▶ [Exercise] Faithfully return all lines, omitting every embedded picture.
──────────────────────────────
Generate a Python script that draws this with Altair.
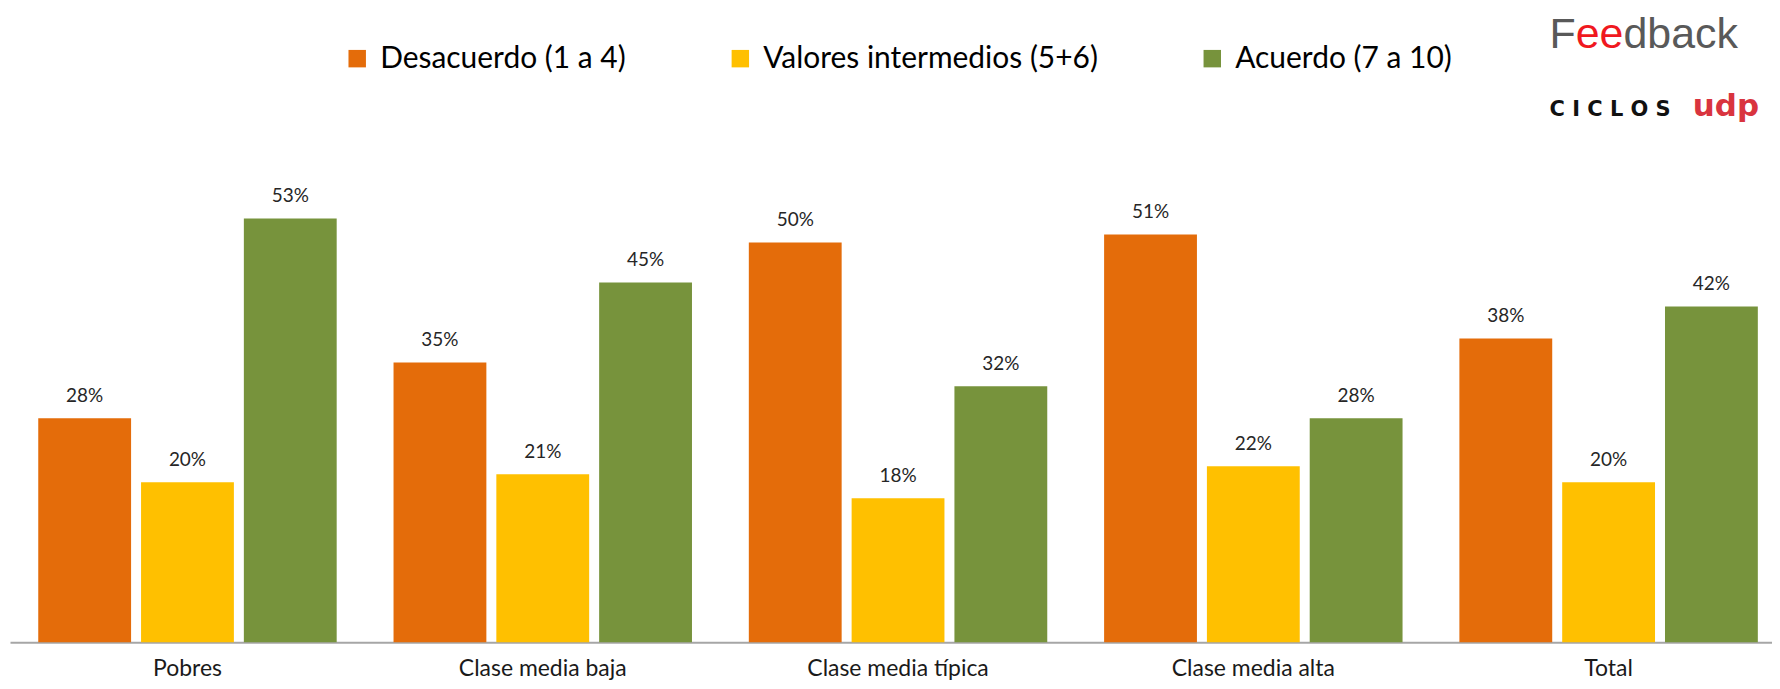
import altair as alt
import pandas as pd

categories = ["Pobres", "Clase media baja", "Clase media típica", "Clase media alta", "Total"]
series = ["Desacuerdo (1 a 4)", "Valores intermedios (5+6)", "Acuerdo (7 a 10)"]
desacuerdo = [28, 35, 50, 51, 38]
intermedios = [20, 21, 18, 22, 20]
acuerdo = [53, 45, 32, 28, 42]
colors = ["#E46C0A", "#FFC000", "#77933C"]

logo_f = ["F"]
logo_ee = ["ee"]
logo_dback = ["dback"]
logo_ciclos = ["C I C L O S"]
logo_udp = ["udp"]

rows = []
for i, c in enumerate(categories):
    for s, vals in zip(series, [desacuerdo, intermedios, acuerdo]):
        rows.append({"cat": c, "serie": s, "val": vals[i]})
df = pd.DataFrame(rows)

W, H = 1766, 481

base = alt.Chart(df).encode(
    x=alt.X(
        "cat:N",
        sort=categories,
        scale=alt.Scale(paddingInner=0.16, paddingOuter=0.0597, align=0.666, round=False),
        axis=alt.Axis(
            title=None, labelAngle=0, ticks=False, tickSize=0, grid=False,
            domainColor="#a6a6a6", domainWidth=2,
            labelFont="Lato", labelFontSize=23, labelColor="#1a1a1a",
            labelPadding=15, labelLimit=400,
        ),
    ),
    xOffset=alt.XOffset("serie:N", sort=series,
                        scale=alt.Scale(paddingInner=0.097, paddingOuter=0, round=False)),
    y=alt.Y("val:Q", scale=alt.Scale(domain=[0, 60], nice=False, zero=True), axis=None),
)

bars = base.mark_bar().encode(
    color=alt.Color(
        "serie:N",
        sort=series,
        scale=alt.Scale(domain=series, range=colors),
        legend=alt.Legend(
            title=None, orient="none", legendX=333, legendY=-119,
            direction="horizontal", symbolType="square", symbolSize=306,
            symbolStrokeWidth=0, labelFont="Lato", labelFontSize=30,
            labelColor="#000000", columnPadding=99, labelOffset=8,
            padding=0, labelLimit=600,
        ),
    )
)

labels = base.transform_calculate(lab="datum.val + '%'").mark_text(
    dy=-16, baseline="alphabetic", font="Lato", fontSize=19, color="#262626"
).encode(text="lab:N")


def logo(txt, x, y, color, font, size, weight, align="left"):
    return alt.Chart(pd.DataFrame({"t": txt})).mark_text(
        align=align, baseline="alphabetic", font=font, fontSize=size,
        fontWeight=weight, color=color,
    ).encode(x=alt.value(x), y=alt.value(y), text="t:N")


FS = 43
fx = 1543
fy = -115
fb1 = logo(logo_f, fx, fy, "#595959", "Liberation Sans", FS, "normal")
fb2 = logo(logo_ee, fx + 0.611 * FS, fy, "#f01820", "Liberation Sans", FS, "normal")
fb3 = logo(logo_dback, fx + (0.611 + 1.112) * FS, fy, "#595959", "Liberation Sans", FS, "normal")
ciclos = logo(logo_ciclos, 1543, -47, "#111111", "DejaVu Sans", 21, "bold")
udp = logo(logo_udp, 1753, -47, "#d9343f", "DejaVu Sans", 31, "bold", align="right")

chart = alt.layer(bars, labels, fb1, fb2, fb3, ciclos, udp).properties(
    width=W, height=H,
    padding={"left": 2, "top": 154, "right": 0, "bottom": 38},
    autosize=alt.AutoSizeParams(type="none"),
).configure_view(stroke=None)

chart.save("out.html", embed_options={"renderer": "svg", "actions": False})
──────────────────────────────
▶ [The result]
Generate a Python script that draws this with Altair.
import altair as alt
import pandas as pd

categories = ["Pobres", "Clase media baja", "Clase media típica", "Clase media alta", "Total"]
series = ["Desacuerdo (1 a 4)", "Valores intermedios (5+6)", "Acuerdo (7 a 10)"]
desacuerdo = [28, 35, 50, 51, 38]
intermedios = [20, 21, 18, 22, 20]
acuerdo = [53, 45, 32, 28, 42]
colors = ["#E46C0A", "#FFC000", "#77933C"]

logo_f = ["F"]
logo_ee = ["ee"]
logo_dback = ["dback"]
logo_ciclos = ["C I C L O S"]
logo_udp = ["udp"]

rows = []
for i, c in enumerate(categories):
    for s, vals in zip(series, [desacuerdo, intermedios, acuerdo]):
        rows.append({"cat": c, "serie": s, "val": vals[i]})
df = pd.DataFrame(rows)

W, H = 1766, 481

base = alt.Chart(df).encode(
    x=alt.X(
        "cat:N",
        sort=categories,
        scale=alt.Scale(paddingInner=0.16, paddingOuter=0.0597, align=0.666, round=False),
        axis=alt.Axis(
            title=None, labelAngle=0, ticks=False, tickSize=0, grid=False,
            domainColor="#a6a6a6", domainWidth=2,
            labelFont="Lato", labelFontSize=23, labelColor="#1a1a1a",
            labelPadding=15, labelLimit=400,
        ),
    ),
    xOffset=alt.XOffset("serie:N", sort=series,
                        scale=alt.Scale(paddingInner=0.097, paddingOuter=0, round=False)),
    y=alt.Y("val:Q", scale=alt.Scale(domain=[0, 60], nice=False, zero=True), axis=None),
)

bars = base.mark_bar().encode(
    color=alt.Color(
        "serie:N",
        sort=series,
        scale=alt.Scale(domain=series, range=colors),
        legend=alt.Legend(
            title=None, orient="none", legendX=333, legendY=-119,
            direction="horizontal", symbolType="square", symbolSize=306,
            symbolStrokeWidth=0, labelFont="Lato", labelFontSize=30,
            labelColor="#000000", columnPadding=99, labelOffset=8,
            padding=0, labelLimit=600,
        ),
    )
)

labels = base.transform_calculate(lab="datum.val + '%'").mark_text(
    dy=-16, baseline="alphabetic", font="Lato", fontSize=19, color="#262626"
).encode(text="lab:N")


def logo(txt, x, y, color, font, size, weight, align="left"):
    return alt.Chart(pd.DataFrame({"t": txt})).mark_text(
        align=align, baseline="alphabetic", font=font, fontSize=size,
        fontWeight=weight, color=color,
    ).encode(x=alt.value(x), y=alt.value(y), text="t:N")


FS = 43
fx = 1543
fy = -115
fb1 = logo(logo_f, fx, fy, "#595959", "Liberation Sans", FS, "normal")
fb2 = logo(logo_ee, fx + 0.611 * FS, fy, "#f01820", "Liberation Sans", FS, "normal")
fb3 = logo(logo_dback, fx + (0.611 + 1.112) * FS, fy, "#595959", "Liberation Sans", FS, "normal")
ciclos = logo(logo_ciclos, 1543, -47, "#111111", "DejaVu Sans", 21, "bold")
udp = logo(logo_udp, 1753, -47, "#d9343f", "DejaVu Sans", 31, "bold", align="right")

chart = alt.layer(bars, labels, fb1, fb2, fb3, ciclos, udp).properties(
    width=W, height=H,
    padding={"left": 2, "top": 154, "right": 0, "bottom": 38},
    autosize=alt.AutoSizeParams(type="none"),
).configure_view(stroke=None)

chart.save("out.html", embed_options={"renderer": "svg", "actions": False})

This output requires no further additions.